For decades now, gunfire and grenades have been a familiar backdrop for people living in Kashmir, a region ruled by India but also claimed by neighboring Pakistan. In the shadow of the ongoing conflict, a large section of Kashmir’s female population has been suffering silently. Thousands of Kashmiri women have seen their husbands and sons literally disappear, leaving them grieving and struggling to survive. The widows of the small border-village, Dardpora, are a grim reminder of the brutal violence that has characterized the Kashmir conflict.

Dardpora cannot have a better name. Translated into English, «dard» means pain and «pora» a hamlet, thereby meaning «The hamlet of pain». Located 120 kilometers from Srinagar, in the North-West, Dardpora is home to around 350 women.  200 of them are widows.

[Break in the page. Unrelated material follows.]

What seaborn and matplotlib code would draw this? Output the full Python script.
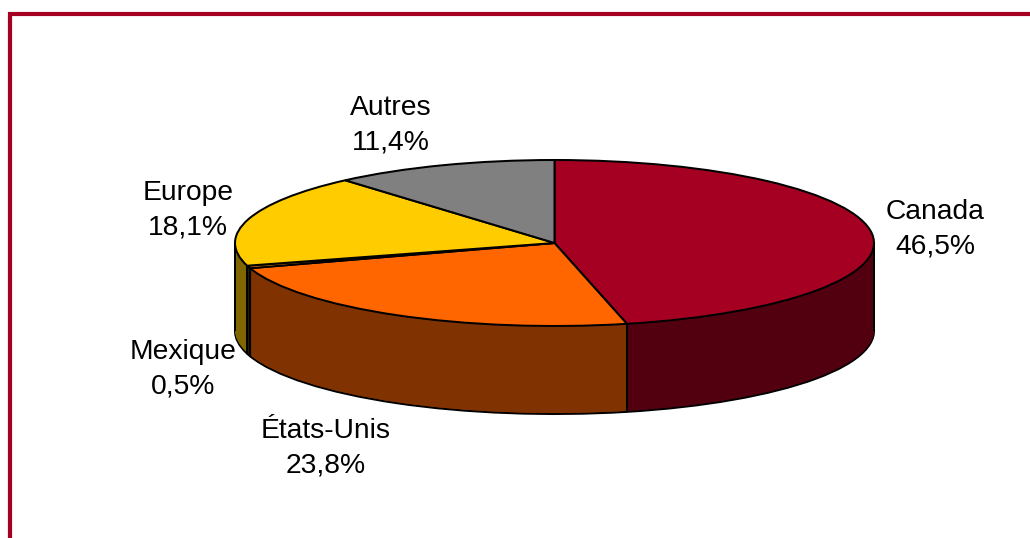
import numpy as np
import matplotlib
matplotlib.use("Agg")
import matplotlib.pyplot as plt
import seaborn as sns

categories = ["Canada", "États-Unis", "Mexique", "Europe", "Autres"]
values = [46.5, 23.8, 0.5, 18.1, 11.4]
top_colors = ["#A50021", "#FF6600", "#FF9900", "#FFCC00", "#808080"]
side_colors = ["#520010", "#803300", "#1A1000", "#806600", "#404040"]
label_px = [(935, 229), (326, 448), (183, 369), (188, 210), (391, 125)]

W, H = 1030, 538
CX, CY, RX, RY, DEPTH = 554.5, 243, 319.5, 83, 88
FRAME = "#A50021"

sns.set_theme(style="white")
plt.rcParams["font.family"] = ["Liberation Sans", "DejaVu Sans"]
sns.set_palette(sns.color_palette(top_colors))

fig = plt.figure(figsize=(W / 100, H / 100), dpi=100, facecolor="white")
ax = fig.add_axes([0, 0, 1, 1])
ax.axis("off")

to_x = lambda px: (px - CX) / RX
to_y = lambda py: (CY - py) / RY
depth = DEPTH / RY
LW = 1.45

# side wall: stack of shifted pies, bottom first
ax.pie(values, colors=side_colors, startangle=90, counterclock=False, radius=1,
       center=(0, -depth), wedgeprops=dict(edgecolor="black", linewidth=LW))
for k in range(DEPTH - 1, 0, -1):
    ax.pie(values, colors=side_colors, startangle=90, counterclock=False, radius=1,
           center=(0, -depth * k / DEPTH),
           wedgeprops=dict(edgecolor="none", linewidth=0))

# vertical edges of the wall at slice boundaries and silhouette
fracs = np.cumsum(values) / np.sum(values)
theta = 2 * np.pi * fracs
for t in theta:
    if np.cos(t) < 0:
        ax.plot([np.sin(t)] * 2, [np.cos(t), np.cos(t) - depth], color="black", lw=LW,
                solid_capstyle="butt", zorder=5)
for sx in (-1, 1):
    ax.plot([sx, sx], [0, -depth], color="black", lw=LW, solid_capstyle="butt", zorder=5)

# top face
ax.pie(values, colors=top_colors, startangle=90, counterclock=False, radius=1,
       center=(0, 0), wedgeprops=dict(edgecolor="black", linewidth=LW, zorder=10))

ax.set_aspect("auto")
ax.set_xlim(to_x(0), to_x(W))
ax.set_ylim(to_y(H), to_y(0))

# labels
for name, v, (px, py) in zip(categories, values, label_px):
    ax.text(to_x(px), to_y(py), f"{name}\n{v:.1f}%".replace(".", ","),
            ha="center", va="center", fontsize=20.3, color="black",
            linespacing=1.45, zorder=20)

# frame: left and top rules, running off the figure
ax.plot([to_x(10), to_x(10), to_x(W)], [to_y(H), to_y(14), to_y(14)],
        color=FRAME, lw=3.0, solid_joinstyle="miter", solid_capstyle="butt", zorder=20,
        clip_on=True)

fig.savefig("out.png", dpi=100, facecolor="white")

Most of the women are left without answers of what happened to their loved ones. While the government maintains that many of the disappeared have actually joined the insurgency, others believe that thousands have been captured by Indian security forces.

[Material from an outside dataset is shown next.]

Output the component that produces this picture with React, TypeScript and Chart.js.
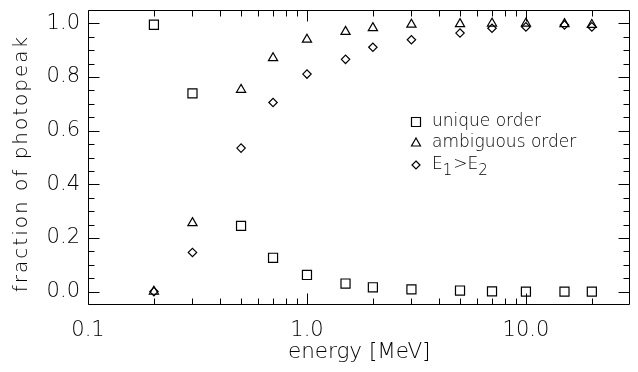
import React, { useEffect, useRef } from 'react';
import { Chart, registerables } from 'chart.js';

Chart.register(...registerables);

// ---- data ----
const energies = [0.2, 0.3, 0.5, 0.7, 1.0, 1.5, 2, 3, 5, 7, 10, 15, 20];
const uniqueOrder = [0.995, 0.739, 0.245, 0.126, 0.062, 0.030, 0.016, 0.008, 0.004, 0.001, 0.0, 0.0, 0.0];
const ambiguousOrder = [0.0, 0.256, 0.753, 0.871, 0.940, 0.969, 0.983, 0.996, 0.998, 1.0, 1.0, 0.998, 0.995];
const e1GreaterE2 = [0.0, 0.146, 0.535, 0.705, 0.811, 0.866, 0.911, 0.939, 0.964, 0.982, 0.987, 0.994, 0.987];

const xMajorTicks = [0.1, 1, 10];
const xTickLabels = ['0.1', '1.0', '10.0'];
const xMinorTicks = [0.2, 0.3, 0.4, 0.5, 0.6, 0.7, 0.8, 0.9, 2, 3, 4, 5, 6, 7, 8, 9, 20];
const yMajorTicks = [0.0, 0.2, 0.4, 0.6, 0.8, 1.0];
const yTickLabels = ['0.0', '0.2', '0.4', '0.6', '0.8', '1.0'];
const yMinorTicks = [0.05, 0.1, 0.15, 0.25, 0.3, 0.35, 0.45, 0.5, 0.55, 0.65, 0.7, 0.75, 0.85, 0.9, 0.95];

const xTitle = 'energy [MeV]';
const yTitle = 'fraction of photopeak';

const FONT_FAMILY = '"DejaVu Sans", "Liberation Sans", sans-serif';
const FONT_WEIGHT = '200';

const framePlugin = {
  id: 'idlFrame',
  afterDraw(chart: any) {
    const { ctx, chartArea: a, scales } = chart;
    const xs = scales.x;
    const ys = scales.y;
    const L = Math.round(a.left) + 0.5;
    const R = Math.round(a.right) - 0.5;
    const T = Math.round(a.top) + 0.5;
    const B = Math.round(a.bottom) - 0.5;
    ctx.save();
    ctx.strokeStyle = '#000';
    ctx.lineWidth = 1;
    ctx.beginPath();
    ctx.rect(L, T, R - L, B - T);
    const major = 11;
    const minor = 6;
    const xTick = (v: number, len: number) => {
      const px = Math.round(xs.getPixelForValue(v)) + 0.5;
      ctx.moveTo(px, B);
      ctx.lineTo(px, B - len);
      ctx.moveTo(px, T);
      ctx.lineTo(px, T + len);
    };
    const yTick = (v: number, len: number) => {
      const py = Math.round(ys.getPixelForValue(v)) + 0.5;
      ctx.moveTo(L, py);
      ctx.lineTo(L + len, py);
      ctx.moveTo(R, py);
      ctx.lineTo(R - len, py);
    };
    xMajorTicks.forEach((v) => xTick(v, major));
    xMinorTicks.forEach((v) => xTick(v, minor));
    yMajorTicks.forEach((v) => yTick(v, major));
    yMinorTicks.forEach((v) => yTick(v, minor));
    ctx.stroke();

    // y-axis title (wide letter spacing like the original vector font)
    ctx.save();
    ctx.translate(22, (a.top + a.bottom) / 2 + 6);
    ctx.rotate(-Math.PI / 2);
    ctx.font = `${FONT_WEIGHT} 20px ${FONT_FAMILY}`;
    (ctx as any).letterSpacing = '2px';
    ctx.fillStyle = '#000';
    ctx.textAlign = 'center';
    ctx.textBaseline = 'middle';
    ctx.fillText(yTitle, 0, 0);
    ctx.restore();

    // legend
    const sx = 416;
    const tx = 432;
    const rows = [122, 143, 165];
    const fs = 17;
    ctx.lineWidth = 1.2;
    ctx.fillStyle = '#000';
    ctx.textBaseline = 'middle';
    ctx.textAlign = 'left';
    ctx.beginPath();
    ctx.rect(sx - 4.5, rows[0] - 4.5, 9, 9);
    ctx.stroke();
    ctx.beginPath();
    ctx.moveTo(sx, rows[1] - 5);
    ctx.lineTo(sx + 4.5, rows[1] + 3);
    ctx.lineTo(sx - 4.5, rows[1] + 3);
    ctx.closePath();
    ctx.stroke();
    ctx.beginPath();
    ctx.moveTo(sx, rows[2] - 4);
    ctx.lineTo(sx + 4, rows[2]);
    ctx.lineTo(sx, rows[2] + 4);
    ctx.lineTo(sx - 4, rows[2]);
    ctx.closePath();
    ctx.stroke();

    const mainFont = `${FONT_WEIGHT} ${fs}px ${FONT_FAMILY}`;
    const subFont = `${FONT_WEIGHT} ${Math.round(fs * 0.9)}px ${FONT_FAMILY}`;
    ctx.font = mainFont;
    ctx.fillText('unique order', tx, rows[0]);
    ctx.fillText('ambiguous order', tx, rows[1]);
    let cx = tx;
    const parts: [string, boolean][] = [['E', false], ['1', true], ['>', false], ['E', false], ['2', true]];
    parts.forEach(([t, sub]) => {
      ctx.font = sub ? subFont : mainFont;
      ctx.fillText(t, cx, rows[2] + (sub ? 6 : 0));
      cx += ctx.measureText(t).width + (sub ? 1 : 0);
    });
    ctx.restore();
  },
};

export default function App() {
  const ref = useRef<HTMLCanvasElement>(null);

  useEffect(() => {
    const canvas = ref.current;
    if (!canvas) return;
    const tickFont = { family: FONT_FAMILY, size: 21, weight: FONT_WEIGHT as any };
    const titleFont = { family: FONT_FAMILY, size: 21.5, weight: FONT_WEIGHT as any, lineHeight: 1.2 };
    const mk = (vals: number[]) => energies.map((e, i) => ({ x: e, y: vals[i] }));
    const common = {
      showLine: false,
      borderColor: '#000',
      backgroundColor: 'rgba(0,0,0,0)',
      pointBorderColor: '#000',
      pointBackgroundColor: 'rgba(0,0,0,0)',
      pointBorderWidth: 1.2,
      pointHoverRadius: 0,
      clip: false as any,
    };
    const chart = new Chart(canvas, {
      type: 'scatter',
      data: {
        datasets: [
          { ...common, label: 'unique order', data: mk(uniqueOrder), pointStyle: 'rect', pointRadius: 6.4 },
          { ...common, label: 'ambiguous order', data: mk(ambiguousOrder), pointStyle: 'triangle', pointRadius: 5.3 },
          { ...common, label: 'E1>E2', data: mk(e1GreaterE2), pointStyle: 'rectRot', pointRadius: 4.2 },
        ],
      },
      options: {
        animation: false,
        responsive: false,
        events: [],
        layout: { padding: { left: 0, right: 2, top: 10, bottom: 0 } },
        plugins: { legend: { display: false }, tooltip: { enabled: false } },
        scales: {
          x: {
            type: 'logarithmic',
            min: 0.1,
            max: 30,
            afterBuildTicks: (s: any) => {
              s.ticks = xMajorTicks.map((v) => ({ value: v, major: true }));
            },
            afterFit: (s: any) => {
              s.height = 67;
              s.paddingLeft = 0;
              s.paddingRight = 0;
            },
            grid: { display: false, drawTicks: false },
            border: { display: false },
            ticks: {
              autoSkip: false,
              maxRotation: 0,
              padding: 13,
              color: '#000',
              font: tickFont,
              callback: (v: any) => {
                const i = xMajorTicks.findIndex((t) => Math.abs(t - Number(v)) < 1e-9);
                return i >= 0 ? xTickLabels[i] : '';
              },
            },
            title: { display: true, text: xTitle, color: '#000', font: titleFont, padding: { top: 0, bottom: 7 } },
          },
          y: {
            type: 'linear',
            min: -0.05,
            max: 1.05,
            afterBuildTicks: (s: any) => {
              s.ticks = yMajorTicks.map((v) => ({ value: v }));
            },
            afterFit: (s: any) => {
              s.width = 88;
              s.paddingTop = 0;
              s.paddingBottom = 0;
            },
            grid: { display: false, drawTicks: false },
            border: { display: false },
            ticks: {
              autoSkip: false,
              padding: 8,
              color: '#000',
              font: tickFont,
              callback: (v: any) => {
                const i = yMajorTicks.findIndex((t) => Math.abs(t - Number(v)) < 1e-9);
                return i >= 0 ? yTickLabels[i] : '';
              },
            },
            title: { display: false },
          },
        },
      },
      plugins: [framePlugin],
    });
    return () => chart.destroy();
  }, []);

  return (
    <div style={{ position: 'absolute', left: 0, top: 0, width: 638, height: 372, background: '#fff' }}>
      <canvas ref={ref} width={638} height={372} style={{ display: 'block' }} />
    </div>
  );
}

The Indian government estimates the number of people who have gone missing in the past 20 years of the Kashmir conflict at 3-4,000. Victims groups say the true number is closer to around 8,000.

Today the women in Dardpora are struggling to survive. As they lost the breadwinners of the family, many women survive on daily wage jobs and some are forced to beg. Agriculture is a source of livelihood in Dardpora, but with temperatures below freezing point many months of the year, as well as an acute scarcity of water, few crops besides maize can grow here. Besides the financial struggle to survive, the women of Dardpora are suffering from psychological and emotional trauma of not knowing what happened to their loved ones.